Instructions for the task - Up to and including the line with "const ratioRange = [0.89, 1.107];", write out the listing from its first line, minus the pictures.

Collected data -
----
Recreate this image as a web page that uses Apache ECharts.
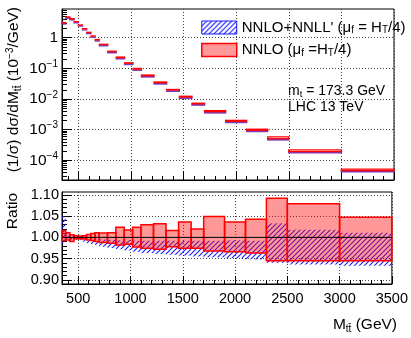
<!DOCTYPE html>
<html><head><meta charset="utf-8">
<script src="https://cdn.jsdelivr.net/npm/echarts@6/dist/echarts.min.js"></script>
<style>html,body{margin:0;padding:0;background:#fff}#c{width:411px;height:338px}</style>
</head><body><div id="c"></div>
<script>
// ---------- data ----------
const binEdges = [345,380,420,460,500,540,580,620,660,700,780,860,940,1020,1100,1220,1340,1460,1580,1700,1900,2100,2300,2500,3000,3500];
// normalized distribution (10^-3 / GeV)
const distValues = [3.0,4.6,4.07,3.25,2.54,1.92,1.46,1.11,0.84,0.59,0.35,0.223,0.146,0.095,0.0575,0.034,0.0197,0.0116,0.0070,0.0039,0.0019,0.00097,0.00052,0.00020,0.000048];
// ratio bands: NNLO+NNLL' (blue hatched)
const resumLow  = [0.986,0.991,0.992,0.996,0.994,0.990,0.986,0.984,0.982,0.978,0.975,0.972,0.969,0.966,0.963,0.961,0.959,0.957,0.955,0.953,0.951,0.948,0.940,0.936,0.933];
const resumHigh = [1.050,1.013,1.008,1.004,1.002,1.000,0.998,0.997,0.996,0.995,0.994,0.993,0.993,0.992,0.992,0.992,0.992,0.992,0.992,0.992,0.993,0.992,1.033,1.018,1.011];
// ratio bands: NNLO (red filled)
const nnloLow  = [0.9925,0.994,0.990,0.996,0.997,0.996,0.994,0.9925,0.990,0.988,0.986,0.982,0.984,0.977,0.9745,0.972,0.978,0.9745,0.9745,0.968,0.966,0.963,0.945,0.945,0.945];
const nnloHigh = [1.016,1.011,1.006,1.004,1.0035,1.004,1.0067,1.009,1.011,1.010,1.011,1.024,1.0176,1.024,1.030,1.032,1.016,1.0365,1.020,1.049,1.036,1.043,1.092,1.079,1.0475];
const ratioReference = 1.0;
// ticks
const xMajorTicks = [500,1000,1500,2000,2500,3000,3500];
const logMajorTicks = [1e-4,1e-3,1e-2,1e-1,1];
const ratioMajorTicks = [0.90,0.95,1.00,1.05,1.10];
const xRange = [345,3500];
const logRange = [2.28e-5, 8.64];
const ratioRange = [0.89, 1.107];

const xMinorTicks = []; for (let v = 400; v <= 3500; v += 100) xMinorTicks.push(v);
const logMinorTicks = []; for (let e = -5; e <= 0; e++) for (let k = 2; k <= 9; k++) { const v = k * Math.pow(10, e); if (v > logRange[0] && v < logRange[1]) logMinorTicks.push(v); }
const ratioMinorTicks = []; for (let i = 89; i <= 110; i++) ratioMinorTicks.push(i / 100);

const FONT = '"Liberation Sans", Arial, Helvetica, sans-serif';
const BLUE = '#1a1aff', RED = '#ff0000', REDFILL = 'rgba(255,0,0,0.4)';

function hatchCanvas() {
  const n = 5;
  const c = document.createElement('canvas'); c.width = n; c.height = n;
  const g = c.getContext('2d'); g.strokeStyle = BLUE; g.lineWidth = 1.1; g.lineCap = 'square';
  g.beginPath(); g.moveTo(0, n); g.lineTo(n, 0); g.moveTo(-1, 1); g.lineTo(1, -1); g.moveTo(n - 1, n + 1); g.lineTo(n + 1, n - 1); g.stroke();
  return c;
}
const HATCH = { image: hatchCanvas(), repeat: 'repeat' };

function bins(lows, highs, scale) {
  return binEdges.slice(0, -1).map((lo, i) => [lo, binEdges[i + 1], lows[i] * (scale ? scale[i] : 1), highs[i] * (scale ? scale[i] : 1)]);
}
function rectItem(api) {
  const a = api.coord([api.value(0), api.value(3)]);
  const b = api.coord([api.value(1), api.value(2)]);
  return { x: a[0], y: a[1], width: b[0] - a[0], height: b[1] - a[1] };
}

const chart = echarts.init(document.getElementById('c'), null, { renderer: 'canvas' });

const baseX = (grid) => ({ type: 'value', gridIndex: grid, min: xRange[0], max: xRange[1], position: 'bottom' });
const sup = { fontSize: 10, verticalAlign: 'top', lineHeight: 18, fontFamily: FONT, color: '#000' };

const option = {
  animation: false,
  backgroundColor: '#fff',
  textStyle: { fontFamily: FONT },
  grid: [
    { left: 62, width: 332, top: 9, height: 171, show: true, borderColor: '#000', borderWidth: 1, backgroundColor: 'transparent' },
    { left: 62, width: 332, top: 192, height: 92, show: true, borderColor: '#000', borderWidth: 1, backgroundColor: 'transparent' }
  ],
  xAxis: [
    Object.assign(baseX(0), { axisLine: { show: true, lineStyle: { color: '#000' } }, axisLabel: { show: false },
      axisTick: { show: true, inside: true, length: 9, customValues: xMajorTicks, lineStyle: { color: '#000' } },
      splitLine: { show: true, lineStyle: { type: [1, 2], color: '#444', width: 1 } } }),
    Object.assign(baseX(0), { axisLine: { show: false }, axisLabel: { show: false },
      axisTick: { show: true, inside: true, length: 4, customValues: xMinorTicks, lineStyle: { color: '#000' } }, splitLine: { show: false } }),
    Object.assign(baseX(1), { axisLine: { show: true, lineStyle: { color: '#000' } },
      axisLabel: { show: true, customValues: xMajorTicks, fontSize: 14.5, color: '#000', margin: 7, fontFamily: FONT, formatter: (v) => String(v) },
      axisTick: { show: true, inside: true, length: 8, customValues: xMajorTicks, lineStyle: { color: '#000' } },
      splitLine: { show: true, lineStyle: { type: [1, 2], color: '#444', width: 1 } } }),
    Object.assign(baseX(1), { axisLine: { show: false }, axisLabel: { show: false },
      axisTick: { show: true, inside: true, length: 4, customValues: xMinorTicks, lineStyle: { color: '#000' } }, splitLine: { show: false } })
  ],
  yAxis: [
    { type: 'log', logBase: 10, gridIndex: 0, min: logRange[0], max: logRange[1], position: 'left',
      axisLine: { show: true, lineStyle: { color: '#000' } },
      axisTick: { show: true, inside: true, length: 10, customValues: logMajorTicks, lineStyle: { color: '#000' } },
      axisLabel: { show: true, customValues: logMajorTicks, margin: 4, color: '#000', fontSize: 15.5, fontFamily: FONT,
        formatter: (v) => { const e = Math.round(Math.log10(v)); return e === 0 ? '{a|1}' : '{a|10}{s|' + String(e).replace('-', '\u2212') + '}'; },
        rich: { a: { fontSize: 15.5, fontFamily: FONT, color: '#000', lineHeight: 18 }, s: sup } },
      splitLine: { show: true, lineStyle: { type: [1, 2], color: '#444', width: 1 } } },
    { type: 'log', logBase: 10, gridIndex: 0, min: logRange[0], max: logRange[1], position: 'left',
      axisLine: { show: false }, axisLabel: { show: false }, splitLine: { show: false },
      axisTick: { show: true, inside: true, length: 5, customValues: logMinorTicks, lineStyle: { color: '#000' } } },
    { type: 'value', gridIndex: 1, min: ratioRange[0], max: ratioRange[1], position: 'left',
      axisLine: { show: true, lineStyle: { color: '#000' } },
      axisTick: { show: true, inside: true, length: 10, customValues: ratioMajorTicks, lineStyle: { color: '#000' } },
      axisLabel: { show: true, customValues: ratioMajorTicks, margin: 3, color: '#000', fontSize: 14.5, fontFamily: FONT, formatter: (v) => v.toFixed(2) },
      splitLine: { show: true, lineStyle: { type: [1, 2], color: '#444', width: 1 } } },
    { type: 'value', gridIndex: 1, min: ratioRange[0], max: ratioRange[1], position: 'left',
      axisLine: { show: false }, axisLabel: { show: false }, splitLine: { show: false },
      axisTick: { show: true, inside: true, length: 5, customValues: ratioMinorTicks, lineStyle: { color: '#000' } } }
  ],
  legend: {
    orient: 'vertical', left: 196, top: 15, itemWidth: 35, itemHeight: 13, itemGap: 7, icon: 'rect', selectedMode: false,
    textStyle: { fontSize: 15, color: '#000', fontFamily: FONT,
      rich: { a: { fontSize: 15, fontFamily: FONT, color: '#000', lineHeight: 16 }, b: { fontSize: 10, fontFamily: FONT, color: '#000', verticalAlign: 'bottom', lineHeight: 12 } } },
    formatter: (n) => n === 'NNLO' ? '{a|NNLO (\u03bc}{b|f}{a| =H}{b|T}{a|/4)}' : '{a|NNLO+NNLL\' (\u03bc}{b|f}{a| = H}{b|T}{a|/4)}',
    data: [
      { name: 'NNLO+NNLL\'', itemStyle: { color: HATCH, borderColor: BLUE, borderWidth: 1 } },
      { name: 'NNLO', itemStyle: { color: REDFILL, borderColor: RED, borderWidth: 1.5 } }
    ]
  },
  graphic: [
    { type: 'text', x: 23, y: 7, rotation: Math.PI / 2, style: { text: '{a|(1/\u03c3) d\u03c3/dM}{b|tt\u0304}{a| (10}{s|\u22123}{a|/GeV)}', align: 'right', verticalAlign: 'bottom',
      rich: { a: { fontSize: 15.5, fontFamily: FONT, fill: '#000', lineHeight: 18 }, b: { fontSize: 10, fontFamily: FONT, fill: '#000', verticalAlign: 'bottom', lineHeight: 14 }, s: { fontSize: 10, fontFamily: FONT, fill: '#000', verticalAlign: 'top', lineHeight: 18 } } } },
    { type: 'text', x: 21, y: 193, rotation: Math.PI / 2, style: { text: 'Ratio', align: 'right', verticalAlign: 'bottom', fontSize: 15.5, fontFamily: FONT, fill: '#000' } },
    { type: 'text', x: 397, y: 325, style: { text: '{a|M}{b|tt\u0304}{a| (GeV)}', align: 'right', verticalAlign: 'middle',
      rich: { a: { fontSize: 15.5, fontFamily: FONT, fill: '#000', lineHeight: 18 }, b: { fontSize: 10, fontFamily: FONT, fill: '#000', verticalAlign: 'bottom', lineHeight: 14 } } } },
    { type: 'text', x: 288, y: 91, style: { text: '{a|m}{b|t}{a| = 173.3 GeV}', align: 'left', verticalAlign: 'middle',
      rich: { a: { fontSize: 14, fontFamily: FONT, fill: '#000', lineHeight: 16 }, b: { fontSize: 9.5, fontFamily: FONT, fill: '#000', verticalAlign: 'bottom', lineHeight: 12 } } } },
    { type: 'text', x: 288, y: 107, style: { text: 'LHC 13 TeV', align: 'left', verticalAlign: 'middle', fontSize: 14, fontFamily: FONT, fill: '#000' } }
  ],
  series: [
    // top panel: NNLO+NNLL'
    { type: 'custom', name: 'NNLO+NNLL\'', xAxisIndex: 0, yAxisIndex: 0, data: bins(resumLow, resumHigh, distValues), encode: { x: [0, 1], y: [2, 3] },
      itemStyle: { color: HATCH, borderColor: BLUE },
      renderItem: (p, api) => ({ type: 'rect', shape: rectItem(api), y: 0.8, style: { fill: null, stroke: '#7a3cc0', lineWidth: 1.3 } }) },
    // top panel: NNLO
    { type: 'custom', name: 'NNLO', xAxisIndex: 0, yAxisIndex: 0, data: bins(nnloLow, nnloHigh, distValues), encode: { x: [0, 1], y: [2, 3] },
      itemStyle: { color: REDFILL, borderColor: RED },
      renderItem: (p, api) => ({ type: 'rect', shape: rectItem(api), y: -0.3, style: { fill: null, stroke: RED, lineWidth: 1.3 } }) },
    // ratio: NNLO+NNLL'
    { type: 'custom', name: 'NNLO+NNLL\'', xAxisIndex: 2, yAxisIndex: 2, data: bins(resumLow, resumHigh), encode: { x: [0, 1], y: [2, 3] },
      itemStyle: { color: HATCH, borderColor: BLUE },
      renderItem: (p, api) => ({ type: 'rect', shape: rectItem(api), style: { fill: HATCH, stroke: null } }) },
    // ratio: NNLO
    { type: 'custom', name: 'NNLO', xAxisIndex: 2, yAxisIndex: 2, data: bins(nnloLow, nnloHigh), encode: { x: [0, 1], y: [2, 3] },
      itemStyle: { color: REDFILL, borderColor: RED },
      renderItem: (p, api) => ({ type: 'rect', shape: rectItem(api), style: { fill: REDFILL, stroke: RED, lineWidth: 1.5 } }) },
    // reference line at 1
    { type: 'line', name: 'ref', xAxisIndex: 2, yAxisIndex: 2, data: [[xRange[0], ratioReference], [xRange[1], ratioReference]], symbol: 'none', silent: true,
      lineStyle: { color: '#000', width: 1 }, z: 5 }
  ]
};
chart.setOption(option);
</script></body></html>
----
Output for this exercise -
Recreate this image as a web page that uses Apache ECharts.
<!DOCTYPE html>
<html><head><meta charset="utf-8">
<script src="https://cdn.jsdelivr.net/npm/echarts@6/dist/echarts.min.js"></script>
<style>html,body{margin:0;padding:0;background:#fff}#c{width:411px;height:338px}</style>
</head><body><div id="c"></div>
<script>
// ---------- data ----------
const binEdges = [345,380,420,460,500,540,580,620,660,700,780,860,940,1020,1100,1220,1340,1460,1580,1700,1900,2100,2300,2500,3000,3500];
// normalized distribution (10^-3 / GeV)
const distValues = [3.0,4.6,4.07,3.25,2.54,1.92,1.46,1.11,0.84,0.59,0.35,0.223,0.146,0.095,0.0575,0.034,0.0197,0.0116,0.0070,0.0039,0.0019,0.00097,0.00052,0.00020,0.000048];
// ratio bands: NNLO+NNLL' (blue hatched)
const resumLow  = [0.986,0.991,0.992,0.996,0.994,0.990,0.986,0.984,0.982,0.978,0.975,0.972,0.969,0.966,0.963,0.961,0.959,0.957,0.955,0.953,0.951,0.948,0.940,0.936,0.933];
const resumHigh = [1.050,1.013,1.008,1.004,1.002,1.000,0.998,0.997,0.996,0.995,0.994,0.993,0.993,0.992,0.992,0.992,0.992,0.992,0.992,0.992,0.993,0.992,1.033,1.018,1.011];
// ratio bands: NNLO (red filled)
const nnloLow  = [0.9925,0.994,0.990,0.996,0.997,0.996,0.994,0.9925,0.990,0.988,0.986,0.982,0.984,0.977,0.9745,0.972,0.978,0.9745,0.9745,0.968,0.966,0.963,0.945,0.945,0.945];
const nnloHigh = [1.016,1.011,1.006,1.004,1.0035,1.004,1.0067,1.009,1.011,1.010,1.011,1.024,1.0176,1.024,1.030,1.032,1.016,1.0365,1.020,1.049,1.036,1.043,1.092,1.079,1.0475];
const ratioReference = 1.0;
// ticks
const xMajorTicks = [500,1000,1500,2000,2500,3000,3500];
const logMajorTicks = [1e-4,1e-3,1e-2,1e-1,1];
const ratioMajorTicks = [0.90,0.95,1.00,1.05,1.10];
const xRange = [345,3500];
const logRange = [2.28e-5, 8.64];
const ratioRange = [0.89, 1.107];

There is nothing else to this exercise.